Between April 23 and 24, 2.10 inches of rainfall was recorded at DIA. This is a 24 hour precipitation record surpassing the old record of 1.29 inches set back in 1891. The month finished with a total of 2.65 inches which was 0.72 inch above normal. So, now 3 of the past 5 months have been above normal in the moisture category. April is Denver’s 3rd snowiest month. However at the old Stapleton’s recording site only 0.9 inch was recorded. Again most areas along the Front Range had much more snow than that! We continue well above normal for the season with a total of 72.6 inches, 10.9 inches above the normal of 61.7. Many areas of the western and southern suburbs are well above 100 inches for the season.

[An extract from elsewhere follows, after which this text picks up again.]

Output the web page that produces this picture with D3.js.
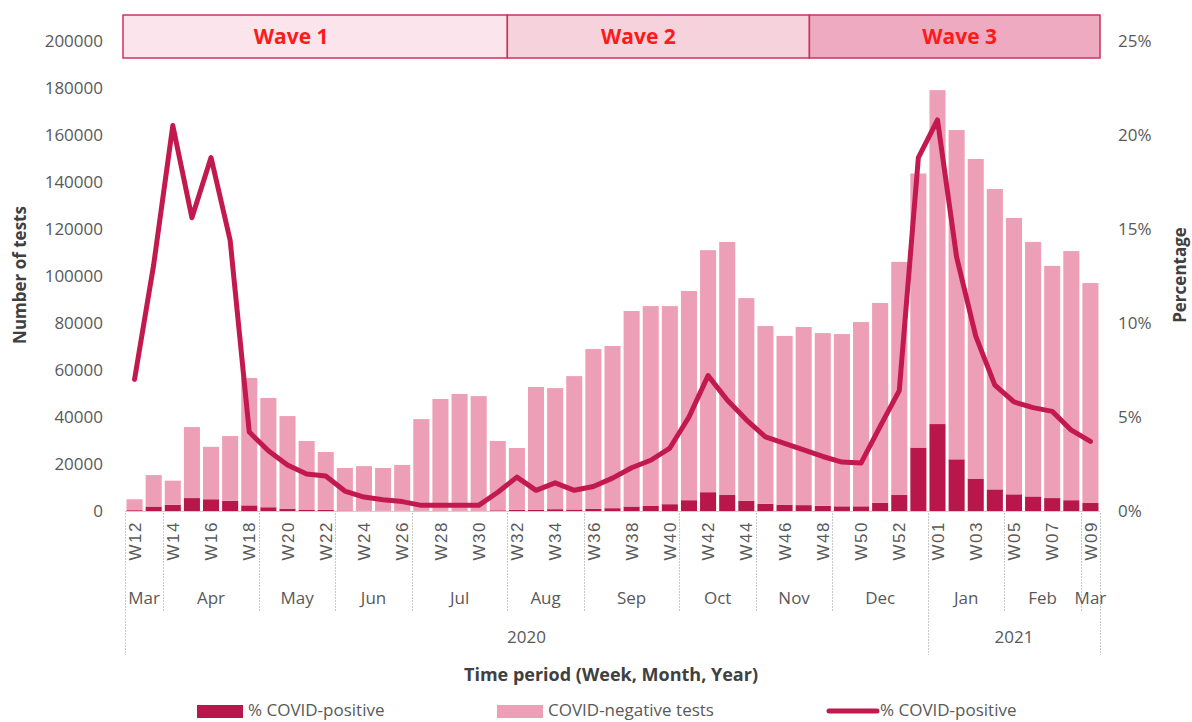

Temperatures during April 2007 ranged from a high of 83 degrees down to a low of 22 degrees. The average temperature for the month was 46.8 degrees which was 0.8 degrees below normal. The coldest April occurred in 1920 with an average temperature of 38.8 degrees.
The weather in Denver is quite changeable throughout the year. However, the month of May seems to feature the most changes from year to year, day to day or even hour to hour. Denver’s May weather can include almost any type of weather.
Late season frosts can nip plant growth because the average date of the last freeze is May 5th, but the latest date of a Denver freeze is June 2. On the other hand, afternoon temperatures in the 80s are common and the mercury occasionally climbs into the 90s.
May normally marks the beginning of the severe weather season. Violent thunderstorms with large hail and tornadoes are possible. These severe storms occur when moisture from the Gulf of Mexico moves into Colorado and collides with cold fronts still moving in from Canada or from the Pacific Northwest.
May is also the wettest month of the year and on average, precipitation normally occurs once every three days. May is tied with November as having the lowest percentage of possible sunshine.
Snowfall in Denver during May is rare but does occur as we saw last May. Denver’s high elevation intensifies late season cold air masses and on the average snow occurs in about two out of every five years.